Elfy is an ELF parsing library that uses mmap (multi-platform) to map files into memory for reading. It supports both 32-bit and 64-bit ELF formats and handles little/big-endian byte ordering.
First, you must fetch the elfy
library for your project:
zig fetch --save git+https://github.com/rawC1nnamon/zig.elfy#master
Then, after b.addExecutable(...)
, add the following code to your build.zig
:
const elfy = b.dependency("elfy", .{
.target = target,
.optimize = optimize,
});
// Where 'exe' is your project executable
exe.root_module.addImport("elfy", elfy.module("elfy"));
Elfy offers a rich API that supports parsing the most relevant ELF data. The binary can be initialized in two modes: .ReadOnly
or .ReadWrite
. The latter allows basic section content modification and the creation of a new ELF with these changes.
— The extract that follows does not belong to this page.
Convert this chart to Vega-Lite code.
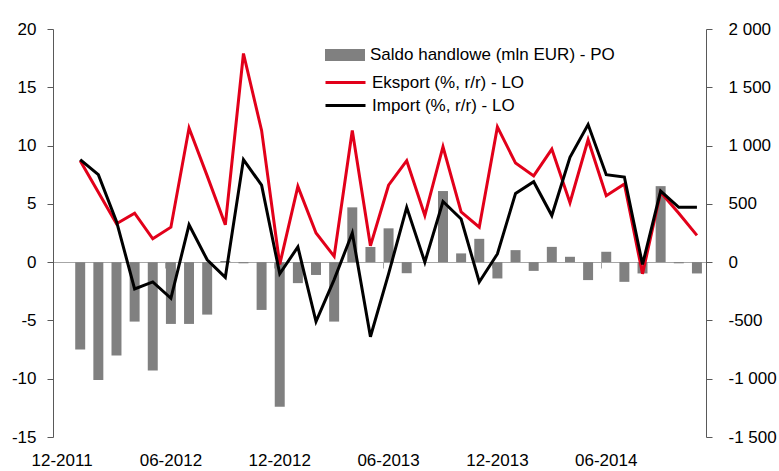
{
  "$schema": "https://vega.github.io/schema/vega-lite/v6.json",
  "width": 653,
  "height": 408,
  "autosize": {"type": "none"},
  "padding": {"left": 53, "top": 29, "right": 73, "bottom": 34},
  "background": "white",
  "config": {
    "view": {"stroke": null},
    "font": "Liberation Sans",
    "axis": {"labelFont": "Liberation Sans", "labelFontSize": 17, "labelColor": "#000000", "domainColor": "#595959", "tickColor": "#595959", "grid": false, "title": null},
    "legend": {"labelFont": "Liberation Sans", "labelFontSize": 17, "labelColor": "#000000", "padding": 0, "labelOffset": 15, "rowPadding": 3, "title": null, "labelLimit": 400}
  },
  "data": {
    "values": [
      {"month": "01-2012", "saldo": -750, "eksport": 8.7, "import": 8.8},
      {"month": "02-2012", "saldo": -1010, "eksport": 6.0, "import": 7.5},
      {"month": "03-2012", "saldo": -800, "eksport": 3.3, "import": 3.5},
      {"month": "04-2012", "saldo": -510, "eksport": 4.2, "import": -2.3},
      {"month": "05-2012", "saldo": -930, "eksport": 2.0, "import": -1.7},
      {"month": "06-2012", "saldo": -530, "eksport": 3.0, "import": -3.1},
      {"month": "07-2012", "saldo": -530, "eksport": 11.5, "import": 3.2},
      {"month": "08-2012", "saldo": -450, "eksport": 7.4, "import": 0.2},
      {"month": "09-2012", "saldo": 10, "eksport": 3.2, "import": -1.3},
      {"month": "10-2012", "saldo": -10, "eksport": 17.9, "import": 8.8},
      {"month": "11-2012", "saldo": -410, "eksport": 11.3, "import": 6.6},
      {"month": "12-2012", "saldo": -1240, "eksport": -0.2, "import": -1.0},
      {"month": "01-2013", "saldo": -180, "eksport": 6.5, "import": 1.3},
      {"month": "02-2013", "saldo": -110, "eksport": 2.5, "import": -5.1},
      {"month": "03-2013", "saldo": -510, "eksport": 0.5, "import": -1.5},
      {"month": "04-2013", "saldo": 470, "eksport": 11.3, "import": 2.5},
      {"month": "05-2013", "saldo": 130, "eksport": 1.4, "import": -6.4},
      {"month": "06-2013", "saldo": 290, "eksport": 6.6, "import": -1.0},
      {"month": "07-2013", "saldo": -95, "eksport": 8.7, "import": 4.7},
      {"month": "08-2013", "saldo": 0, "eksport": 4.0, "import": 0.0},
      {"month": "09-2013", "saldo": 610, "eksport": 9.9, "import": 5.2},
      {"month": "10-2013", "saldo": 75, "eksport": 4.3, "import": 3.7},
      {"month": "11-2013", "saldo": 200, "eksport": 3.0, "import": -1.7},
      {"month": "12-2013", "saldo": -140, "eksport": 11.6, "import": 0.7},
      {"month": "01-2014", "saldo": 103, "eksport": 8.5, "import": 5.9},
      {"month": "02-2014", "saldo": -75, "eksport": 7.4, "import": 6.9},
      {"month": "03-2014", "saldo": 131, "eksport": 9.7, "import": 4.0},
      {"month": "04-2014", "saldo": 46, "eksport": 5.1, "import": 9.0},
      {"month": "05-2014", "saldo": -154, "eksport": 10.5, "import": 11.8},
      {"month": "06-2014", "saldo": 89, "eksport": 5.7, "import": 7.5},
      {"month": "07-2014", "saldo": -169, "eksport": 6.7, "import": 7.3},
      {"month": "08-2014", "saldo": -97, "eksport": -1.0, "import": -0.2},
      {"month": "09-2014", "saldo": 652, "eksport": 6.0, "import": 6.1},
      {"month": "10-2014", "saldo": -10, "eksport": 4.2, "import": 4.7},
      {"month": "11-2014", "saldo": -97, "eksport": 2.3, "import": 4.7}
    ]
  },
  "layer": [
    {
      "mark": {"type": "bar"},
      "encoding": {
        "x": {
          "field": "month", "type": "ordinal", "sort": null,
          "scale": {
            "domain": ["12-2011","01-2012","02-2012","03-2012","04-2012","05-2012","06-2012","07-2012","08-2012","09-2012","10-2012","11-2012","12-2012","01-2013","02-2013","03-2013","04-2013","05-2013","06-2013","07-2013","08-2013","09-2013","10-2013","11-2013","12-2013","01-2014","02-2014","03-2014","04-2014","05-2014","06-2014","07-2014","08-2014","09-2014","10-2014","11-2014"],
            "paddingInner": 0.45, "paddingOuter": 0.225
          },
          "axis": {"orient": "bottom", "values": ["12-2011","06-2012","12-2012","06-2013","12-2013","06-2014"], "domain": false, "ticks": false, "labelPadding": 15, "labelAngle": 0}
        },
        "y": {
          "field": "saldo", "type": "quantitative",
          "scale": {"domain": [-1500, 2000], "nice": false},
          "axis": {"orient": "right", "values": [-1500,-1000,-500,0,500,1000,1500,2000], "labelExpr": "replace(replace(format(datum.value, ','), ',', ' '), '\u2212', '-')", "tickSize": 6, "labelPadding": 16}
        },
        "fill": {
          "datum": "Saldo handlowe (mln EUR) - PO", "type": "nominal",
          "scale": {"range": ["#808080"]},
          "legend": {"orient": "none", "legendX": 282, "legendY": 16, "symbolType": "M-2,-0.6H2V0.6H-2Z", "symbolSize": 400, "symbolStrokeWidth": 0}
        }
      }
    },
    {
      "mark": {"type": "line", "strokeWidth": 3},
      "encoding": {
        "x": {
          "field": "month", "type": "ordinal", "sort": null,
          "axis": {"orient": "bottom", "offset": -175, "labels": false, "domainColor": "#a6a6a6", "tickColor": "#a6a6a6", "tickSize": 6, "bandPosition": 0, "values": ["06-2012","12-2012","06-2013","12-2013","06-2014"]}
        },
        "y": {
          "field": "eksport", "type": "quantitative",
          "scale": {"domain": [-15, 20], "nice": false},
          "axis": {"orient": "left", "values": [-15,-10,-5,0,5,10,15,20], "labelExpr": "replace(format(datum.value, 'd'), '\u2212', '-')", "tickSize": 6, "labelPadding": 11}
        },
        "stroke": {
          "datum": "Eksport (%, r/r) - LO", "type": "nominal",
          "scale": {"domain": ["Eksport (%, r/r) - LO", "Import (%, r/r) - LO"], "range": ["#E2001A", "#000000"]},
          "legend": {"orient": "none", "legendX": 281, "legendY": 42, "symbolType": "M-2,0H2", "symbolSize": 400, "symbolStrokeWidth": 3}
        }
      }
    },
    {
      "mark": {"type": "line", "strokeWidth": 3},
      "encoding": {
        "x": {"field": "month", "type": "ordinal", "sort": null, "axis": null},
        "y": {
          "field": "import", "type": "quantitative",
          "scale": {"domain": [-15, 20], "nice": false},
          "axis": null
        },
        "stroke": {
          "datum": "Import (%, r/r) - LO", "type": "nominal",
          "scale": {"domain": ["Eksport (%, r/r) - LO", "Import (%, r/r) - LO"], "range": ["#E2001A", "#000000"]}
        }
      }
    }
  ],
  "resolve": {"scale": {"y": "independent"}, "axis": {"y": "independent", "x": "independent"}}
}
const std = @import("std");
const elfy = @import("elfy");
pub fn main() !void {
const allocator = std.heap.page_allocator;
// The binary must be a variable
var binary = try elfy.Elf.init("/bin/cat", .ReadOnly, allocator);
defer binary.deinit();
const header = binary.getHeader();
std.debug.print("Entry {x}, Machine: {s}\n", .{ header.getEntryPoint(), @tagName(header.getMachine()) });
// Iterator return values must also be variables
var sections = try binary.getIterator(elfy.ElfSection);
while (try sections.next()) |section| {
const name = try binary.getSectionName(section);
const section_type = section.getType();
std.debug.print("Name: {s}, Type: {s}\n", .{ name, @tagName(section_type) });
}
}
Elf
is the struct that contains the API and can be accessed this way: elfy.Elf
. You must initialize the binary using the init
function: Elf.init(path: []const u8, mode: MapMode, allocator: Allocator)
(make sure to deinit
the binary using defer binary.deinit()
).
Elfy uses a hybrid parsing method (lazy and eager). Lightweight data, such as sections, string tables, and symbol names, are processed during init
. On the other hand, data like symbol content, dynamic symbols, and relocations are lazily parsed using an Iterator
, which you can obtain with the following function: try binary.getIterator(...)
. This function accepts iterable data structures, which include:
ElfProgram
: Program/segment headers.ElfSection
: Section headers.ElfSymbol
: Symbol sections.ElfDynamic
: Dynamic symbol sections.ElfRelocation
: Relocation sections.
// elfy.ElfProgram, elfy.ElfSection, elfy.ElfSymbol ...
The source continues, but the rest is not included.